* [TASK TO CARRY OUT]:
Include in the output only the lines from the opening of the records through the line containing "70, 75, 80];", each printed exactly; pictures are omitted.

──────── MATERIAL SUPPLIED ────────

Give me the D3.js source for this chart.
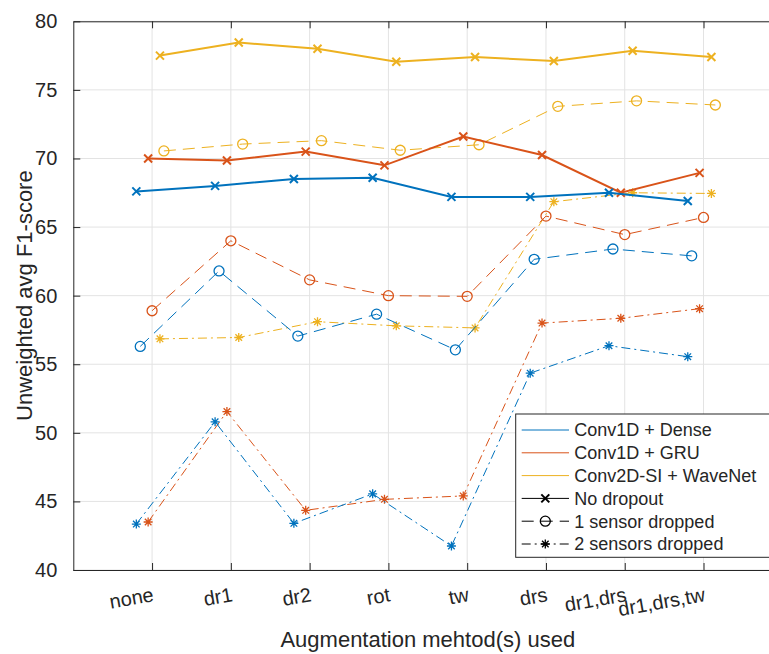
<!DOCTYPE html>
<html>
<head>
<meta charset="utf-8">
<script src="https://cdn.jsdelivr.net/npm/d3@7"></script>
<style>
  body { margin: 0; background: #fff; }
  svg text { font-family: "Liberation Sans", Arial, Helvetica, sans-serif; fill: #262626; }
</style>
</head>
<body>
<div id="chart"></div>
<script>
/************ Data ************/
var categories = ["none", "dr1", "dr2", "rot", "tw", "drs", "dr1,drs", "dr1,drs,tw"];
var models = ["Conv1D + Dense", "Conv1D + GRU", "Conv2D-SI + WaveNet"];
var dropouts = ["No dropout", "1 sensor dropped", "2 sensors dropped"];
var yTicks = [40, 45, 50, 55, 60, 65, 70, 75, 80];

// no dropout
var denseNoDrop = [67.6, 68.0, 68.5, 68.6, 67.2, 67.2, 67.5, 66.9];
var gruNoDrop   = [70.0, 69.85, 70.5, 69.5, 71.6, 70.25, 67.5, 68.95];
var waveNoDrop  = [77.5, 78.45, 78.0, 77.05, 77.4, 77.1, 77.85, 77.4];
// 1 sensor dropped
var denseOne = [56.3, 61.8, 57.05, 58.65, 56.05, 62.65, 63.4, 62.9];
var gruOne   = [58.9, 64.0, 61.15, 60.0, 59.95, 65.8, 64.45, 65.7];
var waveOne  = [70.55, 71.05, 71.3, 70.6, 71.0, 73.8, 74.2, 73.9];
// 2 sensors dropped
var denseTwo = [43.35, 50.8, 43.4, 45.55, 41.75, 54.35, 56.35, 55.55];
var gruTwo   = [43.5, 51.55, 44.35, 45.15, 45.4, 58.0, 58.35, 59.05];
var waveTwo  = [56.85, 56.95, 58.1, 57.8, 57.65, 66.85, 67.5, 67.45];

// horizontal shift of each series, in category units
var shiftNoDrop = [-0.2, -0.05, 0.1];
var shiftOne    = [-0.15, 0, 0.15];
var shiftTwo    = [-0.2, -0.05, 0.1];

/************ Styles ************/
var modelColors = ["#0072BD", "#D95319", "#EDB120"];
var chartWidth = 769, chartHeight = 654;
var plotLeft = 73.3, plotTop = 21.3, plotBottom = 570, plotRight = 782.3;
var axisColor = "#262626", gridColor = "#e3e3e3";

var dropStyles = [
  { dash: null,      lw: 2, marker: "x" },
  { dash: "12,7",    lw: 1, marker: "o" },
  { dash: "9,4,2,4", lw: 1, marker: "*" }
];

var series = [
  { values: waveTwo,   model: 2, drop: 2, shift: shiftTwo[2] },
  { values: gruTwo,    model: 1, drop: 2, shift: shiftTwo[1] },
  { values: denseTwo,  model: 0, drop: 2, shift: shiftTwo[0] },
  { values: waveOne,   model: 2, drop: 1, shift: shiftOne[2] },
  { values: gruOne,    model: 1, drop: 1, shift: shiftOne[1] },
  { values: denseOne,  model: 0, drop: 1, shift: shiftOne[0] },
  { values: waveNoDrop,  model: 2, drop: 0, shift: shiftNoDrop[2] },
  { values: gruNoDrop,   model: 1, drop: 0, shift: shiftNoDrop[1] },
  { values: denseNoDrop, model: 0, drop: 0, shift: shiftNoDrop[0] }
];

/************ Scales ************/
var x = d3.scaleLinear().domain([0, categories.length + 1]).range([plotLeft, plotRight]);
var y = d3.scaleLinear().domain([40, 80]).range([plotBottom, plotTop]);

function xPos(i, shift) { return x(i + 1 + shift); }

var svg = d3.select("#chart").append("svg")
  .attr("width", chartWidth)
  .attr("height", chartHeight)
  .style("display", "block");

svg.append("rect").attr("width", chartWidth).attr("height", chartHeight).attr("fill", "#fff");

// grid
var grid = svg.append("g");
grid.selectAll(".gy").data(yTicks).enter().append("line")
  .attr("x1", plotLeft).attr("x2", plotRight)
  .attr("y1", function(d) { return y(d); }).attr("y2", function(d) { return y(d); })
  .attr("stroke", gridColor).attr("stroke-width", 1);
grid.selectAll(".gx").data(categories).enter().append("line")
  .attr("x1", function(d, i) { return x(i + 1); }).attr("x2", function(d, i) { return x(i + 1); })
  .attr("y1", plotTop).attr("y2", plotBottom)
  .attr("stroke", gridColor).attr("stroke-width", 1);

/************ Axes ************/
var catIdx = categories.map(function(d, i) { return i + 1; });

var yAxis = svg.append("g")
  .attr("transform", "translate(" + plotLeft + ",0)")
  .call(d3.axisLeft(y).tickValues(yTicks).tickSizeInner(-7).tickSizeOuter(0).tickPadding(16));
yAxis.selectAll("text").attr("font-size", "20px").attr("fill", axisColor);

var xAxis = svg.append("g")
  .attr("transform", "translate(0," + plotBottom + ")")
  .call(d3.axisBottom(x).tickValues(catIdx).tickSizeInner(-7).tickSizeOuter(0)
    .tickFormat(function(d) { return categories[d - 1]; }));
xAxis.selectAll("text")
  .attr("font-size", "20px")
  .attr("text-anchor", "end")
  .attr("x", 2).attr("y", 31).attr("dy", null)
  .attr("transform", "rotate(-10,2,31)");

var topAxis = svg.append("g")
  .attr("transform", "translate(0," + plotTop + ")")
  .call(d3.axisTop(x).tickValues(catIdx).tickSizeInner(-7).tickSizeOuter(0).tickFormat(""));

svg.selectAll(".domain").attr("stroke", axisColor).attr("stroke-width", 1);
svg.selectAll(".tick line").attr("stroke", axisColor).attr("stroke-width", 1);

/************ Markers ************/
function drawMarker(g, type, color, cx, cy) {
  if (type === "o") {
    g.append("circle").attr("cx", cx).attr("cy", cy).attr("r", 5)
      .attr("fill", "none").attr("stroke", color).attr("stroke-width", 1.3);
  } else if (type === "x") {
    g.append("path").attr("transform", "translate(" + cx + "," + cy + ")")
      .attr("d", "M-4,-4L4,4M-4,4L4,-4")
      .attr("stroke", color).attr("stroke-width", 2).attr("fill", "none");
  } else {
    g.append("path").attr("transform", "translate(" + cx + "," + cy + ")")
      .attr("d", "M-4.5,0L4.5,0M0,-4.5L0,4.5M-3.3,-3.3L3.3,3.3M-3.3,3.3L3.3,-3.3")
      .attr("stroke", color).attr("stroke-width", 1.3).attr("fill", "none");
  }
}

/************ Series ************/
var line = d3.line();
var plot = svg.append("g");

series.forEach(function(s) {
  var color = modelColors[s.model];
  var st = dropStyles[s.drop];
  var pts = s.values.map(function(v, i) { return [xPos(i, s.shift), y(v)]; });
  plot.append("path")
    .attr("d", line(pts))
    .attr("fill", "none")
    .attr("stroke", color)
    .attr("stroke-width", st.lw)
    .attr("stroke-dasharray", st.dash);
  pts.forEach(function(p) { drawMarker(plot, st.marker, color, p[0], p[1]); });
});

/************ Labels ************/
svg.append("text")
  .attr("x", (plotLeft + plotRight) / 2)
  .attr("y", 647)
  .attr("text-anchor", "middle")
  .attr("font-size", "22px")
  .text("Augmentation mehtod(s) used");

svg.append("text")
  .attr("transform", "translate(32," + ((plotTop + plotBottom) / 2) + ") rotate(-90)")
  .attr("text-anchor", "middle")
  .attr("font-size", "22px")
  .text("Unweighted avg F1-score");

/************ Legend ************/
var legend = svg.append("g").attr("transform", "translate(515.7,414)");
legend.append("rect")
  .attr("width", 300).attr("height", 143.3)
  .attr("fill", "#fff").attr("stroke", axisColor).attr("stroke-width", 1);

var legendRows = models.map(function(m, i) { return { label: m, color: modelColors[i], style: null }; })
  .concat(dropouts.map(function(d, i) { return { label: d, color: "#000", style: dropStyles[i] }; }));

legendRows.forEach(function(r, i) {
  var ry = 16 + i * 22.8;
  legend.append("line")
    .attr("x1", 6).attr("x2", 53.3).attr("y1", ry).attr("y2", ry)
    .attr("stroke", r.color).attr("stroke-width", 1)
    .attr("stroke-dasharray", r.style ? r.style.dash : null);
  if (r.style) drawMarker(legend, r.style.marker, r.color, 29.6, ry);
  legend.append("text")
    .attr("x", 58.6).attr("y", ry).attr("dy", "0.35em")
    .attr("font-size", "18px")
    .text(r.label);
});
</script>
</body>
</html>
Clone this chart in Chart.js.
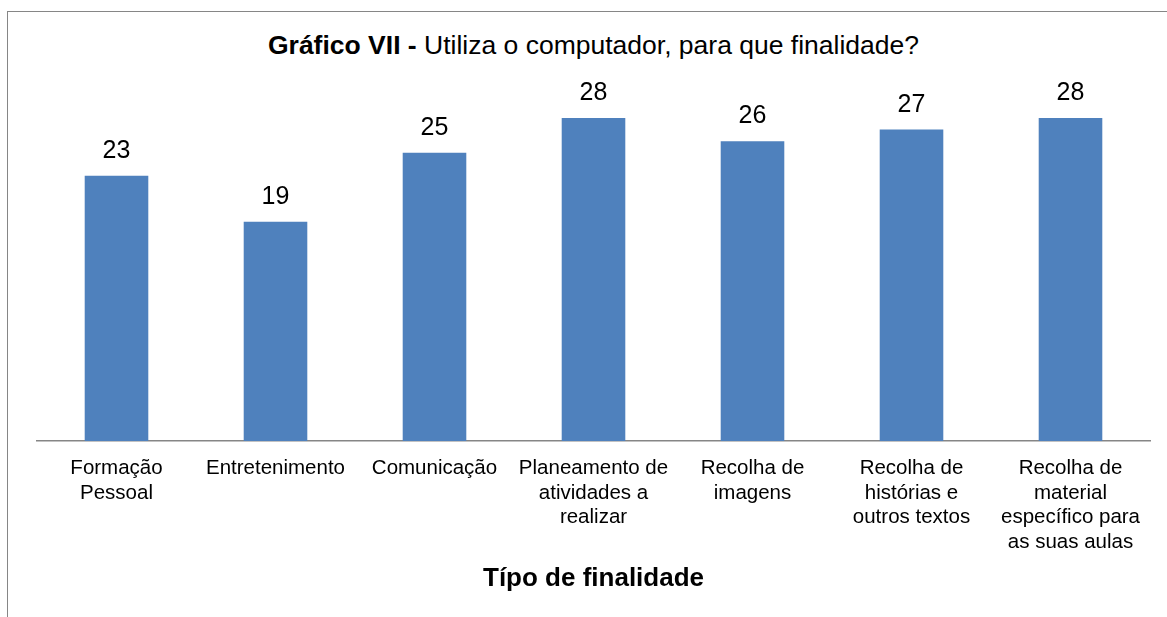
<!DOCTYPE html>
<html>
<head>
<meta charset="utf-8">
<script src="https://cdn.jsdelivr.net/npm/chart.js@4"></script>
<style>
    html, body { margin: 0; padding: 0; background: #fff; }
    #wrap { position: relative; width: 1167px; height: 617px; overflow: hidden; }
    #frame {
        position: absolute; left: 7px; top: 11px; width: 1200px; height: 700px;
        border-top: 1px solid #868686; border-left: 1px solid #868686;
    }
    #titulo {
        position: absolute; left: 37px; width: 1113px; top: 29px;
        text-align: center; font-family: "Liberation Sans", Arial, sans-serif;
        font-size: 26.5px; line-height: 32px; color: #000;
    }
    canvas { position: absolute; left: 0; top: 0; }
</style>
</head>
<body>
<div id="wrap">
    <div id="frame"></div>
    <div id="titulo"><b>Gráfico VII -</b> Utiliza o computador, para que finalidade?</div>
    <canvas id="grafico" width="1167" height="617"></canvas>
</div>
<script>
// Categorias (eixo X)
const categorias = [
    ["Formação", "Pessoal"],
    "Entretenimento",
    "Comunicação",
    ["Planeamento de", "atividades a", "realizar"],
    ["Recolha de", "imagens"],
    ["Recolha de", "histórias e", "outros textos"],
    ["Recolha de", "material", "específico para", "as suas aulas"],
];

// Número de respostas
const valores = [23, 19, 25, 28, 26, 27, 28];

const fonte = "'Liberation Sans', Arial, sans-serif";

// Plugin simples para escrever o valor por cima de cada barra
const rotulosValores = {
    id: "rotulosValores",
    afterDatasetsDraw(chart) {
        const ctx = chart.ctx;
        const meta = chart.getDatasetMeta(0);
        ctx.save();
        ctx.font = "25px " + fonte;
        ctx.fillStyle = "#000";
        ctx.textAlign = "center";
        ctx.textBaseline = "alphabetic";
        meta.data.forEach((barra, i) => {
            ctx.fillText(String(valores[i]), barra.x, barra.y - 18);
        });
        ctx.restore();
    },
};

const grafico = new Chart(document.getElementById("grafico"), {
    type: "bar",
    data: {
        labels: categorias,
        datasets: [
            {
                label: "Finalidade",
                data: valores,
                backgroundColor: "#4F81BD",
                categoryPercentage: 1,
                barPercentage: 0.4,
            },
        ],
    },
    options: {
        responsive: false,
        animation: false,
        layout: {
            padding: { left: 37, right: 17, top: 95, bottom: 0 },
        },
        plugins: {
            legend: { display: false },
            tooltip: { enabled: false },
        },
        scales: {
            x: {
                grid: { display: false, drawTicks: false },
                border: { display: true, color: "#868686", width: 1.5 },
                ticks: {
                    color: "#000",
                    font: { family: fonte, size: 20.5 },
                    padding: 15,
                    maxRotation: 0,
                    autoSkip: false,
                },
                title: {
                    display: true,
                    text: "Típo de finalidade",
                    color: "#000",
                    font: { family: fonte, size: 26, weight: "bold" },
                    padding: { top: 0, bottom: 23 },
                },
                afterFit(scale) {
                    scale.height = 176;
                },
            },
            y: {
                display: false,
                min: 0,
                max: 30,
            },
        },
    },
    plugins: [rotulosValores],
});
</script>
</body>
</html>
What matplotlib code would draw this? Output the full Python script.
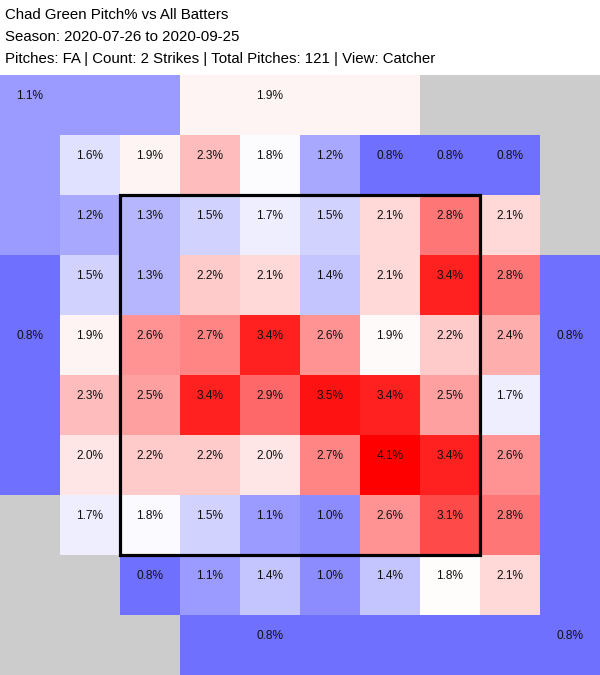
import numpy as np
import matplotlib
matplotlib.use("Agg")
from matplotlib import pyplot as plt
from matplotlib.colors import LinearSegmentedColormap, TwoSlopeNorm
from matplotlib.patches import Rectangle

plt.rcParams['font.family'] = ['Liberation Sans', 'DejaVu Sans']

title_lines = [
    "Chad Green Pitch% vs All Batters",
    "Season: 2020-07-26 to 2020-09-25",
    "Pitches: FA | Count: 2 Strikes | Total Pitches: 121 | View: Catcher",
]

# pitch % per zone, catcher view, 8x8 inner grid (top row first)
inner_pct = [
    [1.6, 1.9, 2.3, 1.8, 1.2, 0.8, 0.8, 0.8],
    [1.2, 1.3, 1.5, 1.7, 1.5, 2.1, 2.8, 2.1],
    [1.5, 1.3, 2.2, 2.1, 1.4, 2.1, 3.4, 2.8],
    [1.9, 2.6, 2.7, 3.4, 2.6, 1.86, 2.2, 2.4],
    [2.3, 2.5, 3.4, 2.9, 3.5, 3.4, 2.5, 1.7],
    [2.0, 2.2, 2.2, 2.0, 2.7, 4.1, 3.4, 2.6],
    [1.7, 1.78, 1.5, 1.1, 1.0, 2.6, 3.1, 2.8],
    [np.nan, 0.8, 1.1, 1.4, 1.0, 1.4, 1.84, 2.1],
]

# outer zones: rows top/mid/bottom, cols left/mid/right (no centre)
outer_pct = [
    [1.1, 1.9, np.nan],
    [0.8, None, 0.8],
    [np.nan, 0.8, 0.8],
]

mid_pct = 1.82  # white point of the colour scale

n = 10
grid = np.full((n, n), np.nan)
grid[1:9, 1:9] = np.array(inner_pct, dtype=float)


def band(i):
    return 0 if i < 3 else (2 if i > 6 else 1)


for r in range(n):
    for c in range(n):
        if r in (0, n - 1) or c in (0, n - 1):
            v = outer_pct[band(r)][band(c)]
            grid[r, c] = np.nan if v is None else v

cmap = LinearSegmentedColormap.from_list("bwr2", ["#0000ff", "#ffffff", "#ff0000"])
cmap.set_bad("#cccccc")
norm = TwoSlopeNorm(vmin=0, vcenter=mid_pct, vmax=2 * mid_pct)

fig = plt.figure(figsize=(6, 6.75), dpi=100)
ax = fig.add_axes([0, 0, 1, 600 / 675])
ax.pcolormesh(np.arange(n + 1), np.arange(n + 1), np.ma.masked_invalid(grid),
              cmap=cmap, norm=norm)
ax.set_xlim(0, n)
ax.set_ylim(n, 0)
ax.axis('off')

# strike zone
ax.add_patch(Rectangle((2, 2), 6, 6, fill=False, edgecolor='black', lw=2.3, zorder=5))

dy = 0.35
for r in range(8):
    for c in range(8):
        v = inner_pct[r][c]
        if not np.isnan(v):
            ax.text(c + 1.5, r + 1 + dy, "%.1f%%" % v, ha='center', va='center',
                    fontsize=8.6, color='#111111')

anchor = [0, 4, 9]
for i in range(3):
    for j in range(3):
        v = outer_pct[i][j]
        if v is None or np.isnan(v):
            continue
        ax.text(anchor[j] + 0.5, anchor[i] + dy, "%.1f%%" % v, ha='center', va='center',
                fontsize=8.6, color='#111111')

for k, line in enumerate(title_lines):
    fig.text(5 / 600, 1 - (15 + 22 * k) / 675, line, ha='left', va='center',
             fontsize=10.8, color='black')

fig.savefig("out.png", dpi=100)
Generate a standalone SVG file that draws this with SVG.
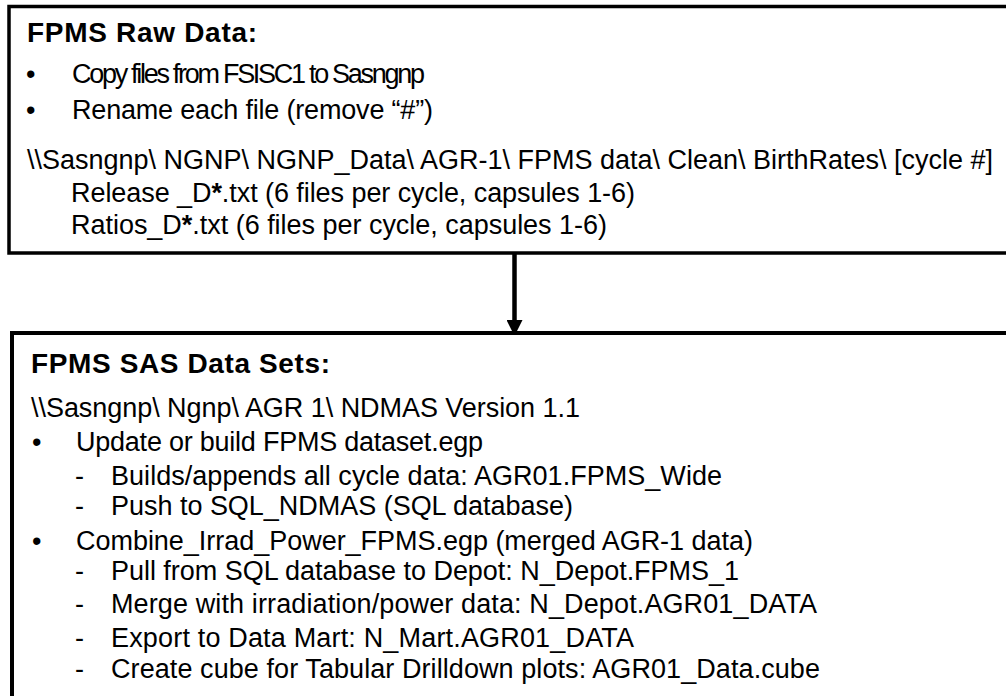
<svg xmlns="http://www.w3.org/2000/svg" width="1006" height="696" viewBox="0 0 1006 696">
  <defs>
    <style>
      .box { fill: #ffffff; stroke: #000000; stroke-width: 3.5; }
      .t { font-family: "Liberation Sans", Arial, sans-serif; font-size: 27px; fill: #000000; }
      .h { font-family: "Liberation Sans", Arial, sans-serif; font-size: 28px; font-weight: bold; fill: #000000; }
      .conn { stroke: #000000; stroke-width: 4.5; fill: none; }
    </style>
    <marker id="arrow" viewBox="0 0 16 16" refX="15" refY="8" markerWidth="16" markerHeight="16" markerUnits="userSpaceOnUse" orient="auto">
      <path d="M0,0 L16,8 L0,16 Z" fill="#000000"/>
    </marker>
  </defs>
  <rect x="0" y="0" width="1006" height="696" fill="#ffffff"/>

  <g id="connectors">
    <line class="conn" x1="514.5" y1="253" x2="514.5" y2="335" marker-end="url(#arrow)"/>
  </g>

  <g id="node-raw-data">
    <rect class="box" x="9" y="6.5" width="1010" height="246.5"/>
    <text class="h" x="27" y="42" textLength="230" lengthAdjust="spacing">FPMS Raw Data:</text>
    <text class="t" x="26" y="83">•</text>
    <text class="t" x="72" y="83" textLength="353" lengthAdjust="spacing">Copy files from FSISC1 to Sasngnp</text>
    <text class="t" x="26" y="119">•</text>
    <text class="t" x="72" y="119" textLength="361" lengthAdjust="spacing">Rename each file (remove “#”)</text>
    <text class="t" x="27" y="169" textLength="966" lengthAdjust="spacing">\\Sasngnp\ NGNP\ NGNP_Data\ AGR-1\ FPMS data\ Clean\ BirthRates\ [cycle #]</text>
    <text class="t" x="71" y="202" textLength="564" lengthAdjust="spacing">Release _D<tspan font-weight="bold">*</tspan>.txt (6 files per cycle, capsules 1-6)</text>
    <text class="t" x="71" y="234" textLength="536" lengthAdjust="spacing">Ratios_D<tspan font-weight="bold">*</tspan>.txt (6 files per cycle, capsules 1-6)</text>
  </g>

  <g id="node-sas-data-sets">
    <rect class="box" x="12" y="333" width="1010" height="380" style="stroke-width:4"/>
    <text class="h" x="31" y="373" textLength="299" lengthAdjust="spacing">FPMS SAS Data Sets:</text>
    <text class="t" x="31" y="417" textLength="549" lengthAdjust="spacing">\\Sasngnp\ Ngnp\ AGR 1\ NDMAS Version 1.1</text>
    <text class="t" x="32" y="451">•</text>
    <text class="t" x="76" y="451" textLength="407" lengthAdjust="spacing">Update or build FPMS dataset.egp</text>
    <text class="t" x="75" y="485">-</text>
    <text class="t" x="111" y="485" textLength="611" lengthAdjust="spacing">Builds/appends all cycle data: AGR01.FPMS_Wide</text>
    <text class="t" x="75" y="515">-</text>
    <text class="t" x="111" y="515" textLength="462" lengthAdjust="spacing">Push to SQL_NDMAS (SQL database)</text>
    <text class="t" x="32" y="550">•</text>
    <text class="t" x="76" y="550" textLength="677" lengthAdjust="spacing">Combine_Irrad_Power_FPMS.egp (merged AGR-1 data)</text>
    <text class="t" x="75" y="580">-</text>
    <text class="t" x="111" y="580" textLength="628" lengthAdjust="spacing">Pull from SQL database to Depot: N_Depot.FPMS_1</text>
    <text class="t" x="75" y="613">-</text>
    <text class="t" x="111" y="613" textLength="706" lengthAdjust="spacing">Merge with irradiation/power data: N_Depot.AGR01_DATA</text>
    <text class="t" x="75" y="647">-</text>
    <text class="t" x="111" y="647" textLength="523" lengthAdjust="spacing">Export to Data Mart: N_Mart.AGR01_DATA</text>
    <text class="t" x="75" y="678">-</text>
    <text class="t" x="111" y="678" textLength="709" lengthAdjust="spacing">Create cube for Tabular Drilldown plots: AGR01_Data.cube</text>
  </g>
</svg>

────────

* [RESULT OF THIS TASK]:
Give me the D3.js source for this chart.
<!DOCTYPE html>
<html>
<head>
<meta charset="utf-8">
<script src="https://cdn.jsdelivr.net/npm/d3@7"></script>
<style>
  body { margin: 0; background: #fff; }
  svg text { font-family: "Liberation Sans", Arial, Helvetica, sans-serif; fill: #262626; }
</style>
</head>
<body>
<div id="chart"></div>
<script>
/************ Data ************/
var categories = ["none", "dr1", "dr2", "rot", "tw", "drs", "dr1,drs", "dr1,drs,tw"];
var models = ["Conv1D + Dense", "Conv1D + GRU", "Conv2D-SI + WaveNet"];
var dropouts = ["No dropout", "1 sensor dropped", "2 sensors dropped"];
var yTicks = [40, 45, 50, 55, 60, 65, 70, 75, 80];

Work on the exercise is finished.